** begin Provided material **
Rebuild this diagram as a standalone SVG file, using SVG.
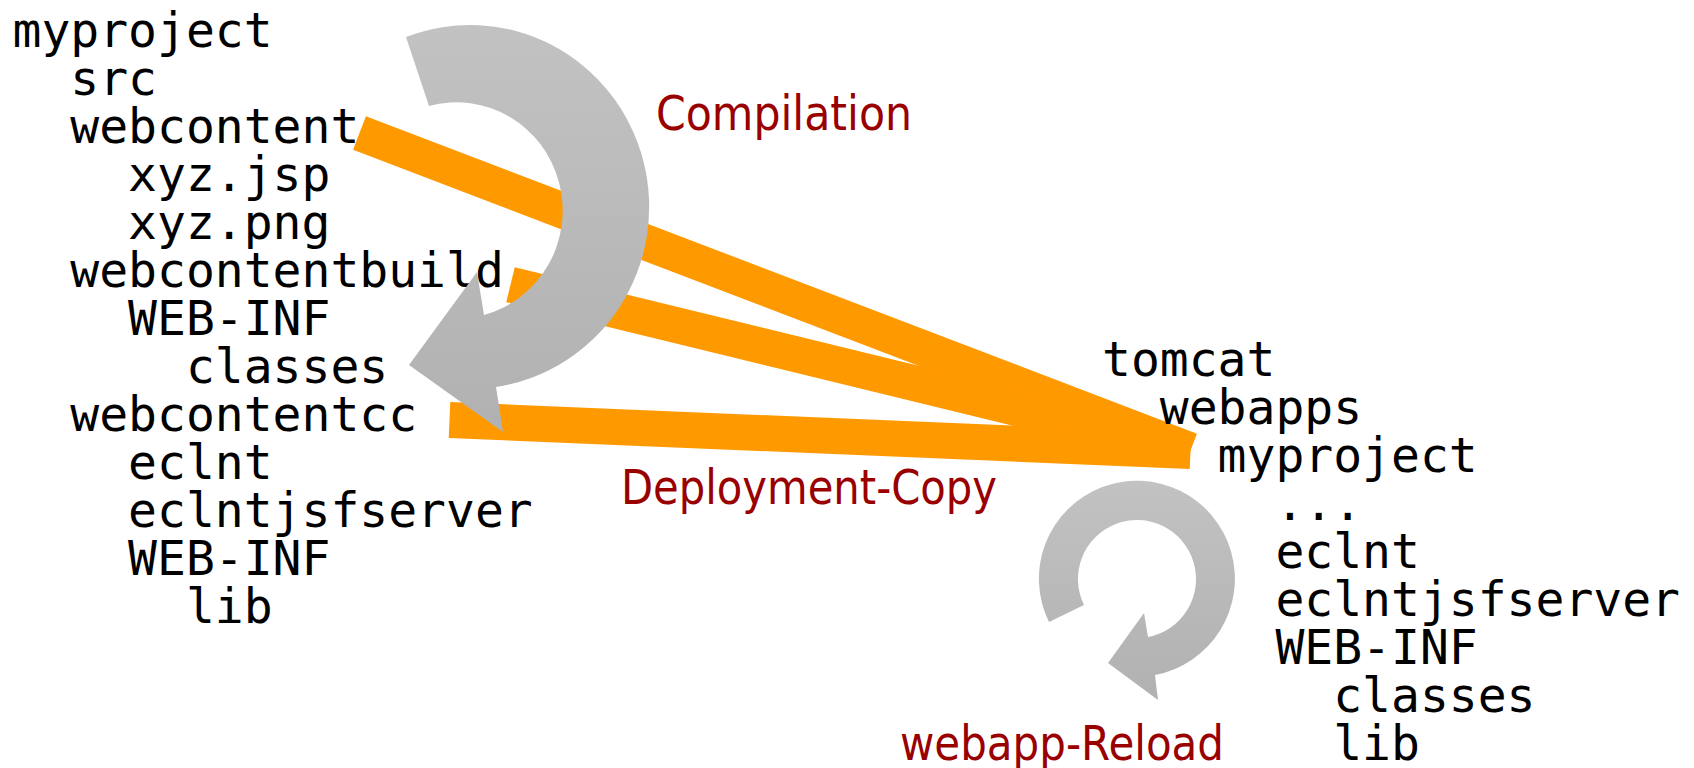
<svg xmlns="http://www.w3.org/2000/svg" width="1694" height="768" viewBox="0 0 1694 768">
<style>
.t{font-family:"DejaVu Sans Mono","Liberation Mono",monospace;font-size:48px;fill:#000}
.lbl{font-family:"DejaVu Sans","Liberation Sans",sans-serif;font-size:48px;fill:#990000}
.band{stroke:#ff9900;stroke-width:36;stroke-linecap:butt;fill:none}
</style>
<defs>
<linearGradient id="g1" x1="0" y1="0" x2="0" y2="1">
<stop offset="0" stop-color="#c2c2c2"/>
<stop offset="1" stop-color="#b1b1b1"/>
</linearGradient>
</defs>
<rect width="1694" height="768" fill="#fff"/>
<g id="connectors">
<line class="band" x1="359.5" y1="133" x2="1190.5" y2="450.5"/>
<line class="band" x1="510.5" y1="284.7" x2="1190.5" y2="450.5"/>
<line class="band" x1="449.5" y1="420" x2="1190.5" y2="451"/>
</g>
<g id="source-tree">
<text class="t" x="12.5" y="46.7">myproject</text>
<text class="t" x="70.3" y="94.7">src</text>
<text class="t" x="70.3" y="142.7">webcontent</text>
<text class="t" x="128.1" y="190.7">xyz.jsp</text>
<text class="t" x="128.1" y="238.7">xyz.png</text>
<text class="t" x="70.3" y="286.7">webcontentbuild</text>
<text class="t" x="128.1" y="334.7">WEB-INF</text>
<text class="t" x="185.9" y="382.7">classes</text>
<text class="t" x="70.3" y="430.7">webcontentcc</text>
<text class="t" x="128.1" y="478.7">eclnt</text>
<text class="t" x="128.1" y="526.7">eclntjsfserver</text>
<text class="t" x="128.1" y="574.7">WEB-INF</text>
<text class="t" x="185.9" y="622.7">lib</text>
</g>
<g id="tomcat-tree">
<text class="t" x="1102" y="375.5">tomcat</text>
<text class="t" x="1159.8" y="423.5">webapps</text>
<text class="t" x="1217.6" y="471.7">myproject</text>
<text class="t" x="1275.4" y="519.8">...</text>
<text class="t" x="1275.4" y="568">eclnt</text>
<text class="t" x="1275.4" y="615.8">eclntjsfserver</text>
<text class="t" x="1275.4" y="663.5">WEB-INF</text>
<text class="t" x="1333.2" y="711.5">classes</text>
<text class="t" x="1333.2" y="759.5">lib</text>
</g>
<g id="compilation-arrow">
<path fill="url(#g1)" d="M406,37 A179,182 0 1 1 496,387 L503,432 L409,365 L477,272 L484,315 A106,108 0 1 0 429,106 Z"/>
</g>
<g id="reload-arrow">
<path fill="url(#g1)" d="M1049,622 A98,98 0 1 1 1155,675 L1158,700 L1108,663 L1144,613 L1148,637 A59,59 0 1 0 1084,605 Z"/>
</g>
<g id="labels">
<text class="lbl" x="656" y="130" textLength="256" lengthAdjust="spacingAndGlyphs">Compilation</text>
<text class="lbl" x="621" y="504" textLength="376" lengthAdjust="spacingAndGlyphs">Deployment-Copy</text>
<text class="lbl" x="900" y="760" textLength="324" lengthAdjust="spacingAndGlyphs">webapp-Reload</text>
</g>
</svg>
** end Provided material **
▶ **Given task**
Except for the pictures, reproduce every line exactly.

▶ **In response**
Rebuild this diagram as a standalone SVG file, using SVG.
<svg xmlns="http://www.w3.org/2000/svg" width="1694" height="768" viewBox="0 0 1694 768">
<style>
.t{font-family:"DejaVu Sans Mono","Liberation Mono",monospace;font-size:48px;fill:#000}
.lbl{font-family:"DejaVu Sans","Liberation Sans",sans-serif;font-size:48px;fill:#990000}
.band{stroke:#ff9900;stroke-width:36;stroke-linecap:butt;fill:none}
</style>
<defs>
<linearGradient id="g1" x1="0" y1="0" x2="0" y2="1">
<stop offset="0" stop-color="#c2c2c2"/>
<stop offset="1" stop-color="#b1b1b1"/>
</linearGradient>
</defs>
<rect width="1694" height="768" fill="#fff"/>
<g id="connectors">
<line class="band" x1="359.5" y1="133" x2="1190.5" y2="450.5"/>
<line class="band" x1="510.5" y1="284.7" x2="1190.5" y2="450.5"/>
<line class="band" x1="449.5" y1="420" x2="1190.5" y2="451"/>
</g>
<g id="source-tree">
<text class="t" x="12.5" y="46.7">myproject</text>
<text class="t" x="70.3" y="94.7">src</text>
<text class="t" x="70.3" y="142.7">webcontent</text>
<text class="t" x="128.1" y="190.7">xyz.jsp</text>
<text class="t" x="128.1" y="238.7">xyz.png</text>
<text class="t" x="70.3" y="286.7">webcontentbuild</text>
<text class="t" x="128.1" y="334.7">WEB-INF</text>
<text class="t" x="185.9" y="382.7">classes</text>
<text class="t" x="70.3" y="430.7">webcontentcc</text>
<text class="t" x="128.1" y="478.7">eclnt</text>
<text class="t" x="128.1" y="526.7">eclntjsfserver</text>
<text class="t" x="128.1" y="574.7">WEB-INF</text>
<text class="t" x="185.9" y="622.7">lib</text>
</g>
<g id="tomcat-tree">
<text class="t" x="1102" y="375.5">tomcat</text>
<text class="t" x="1159.8" y="423.5">webapps</text>
<text class="t" x="1217.6" y="471.7">myproject</text>
<text class="t" x="1275.4" y="519.8">...</text>
<text class="t" x="1275.4" y="568">eclnt</text>
<text class="t" x="1275.4" y="615.8">eclntjsfserver</text>
<text class="t" x="1275.4" y="663.5">WEB-INF</text>
<text class="t" x="1333.2" y="711.5">classes</text>
<text class="t" x="1333.2" y="759.5">lib</text>
</g>
<g id="compilation-arrow">
<path fill="url(#g1)" d="M406,37 A179,182 0 1 1 496,387 L503,432 L409,365 L477,272 L484,315 A106,108 0 1 0 429,106 Z"/>
</g>
<g id="reload-arrow">
<path fill="url(#g1)" d="M1049,622 A98,98 0 1 1 1155,675 L1158,700 L1108,663 L1144,613 L1148,637 A59,59 0 1 0 1084,605 Z"/>
</g>
<g id="labels">
<text class="lbl" x="656" y="130" textLength="256" lengthAdjust="spacingAndGlyphs">Compilation</text>
<text class="lbl" x="621" y="504" textLength="376" lengthAdjust="spacingAndGlyphs">Deployment-Copy</text>
<text class="lbl" x="900" y="760" textLength="324" lengthAdjust="spacingAndGlyphs">webapp-Reload</text>
</g>
</svg>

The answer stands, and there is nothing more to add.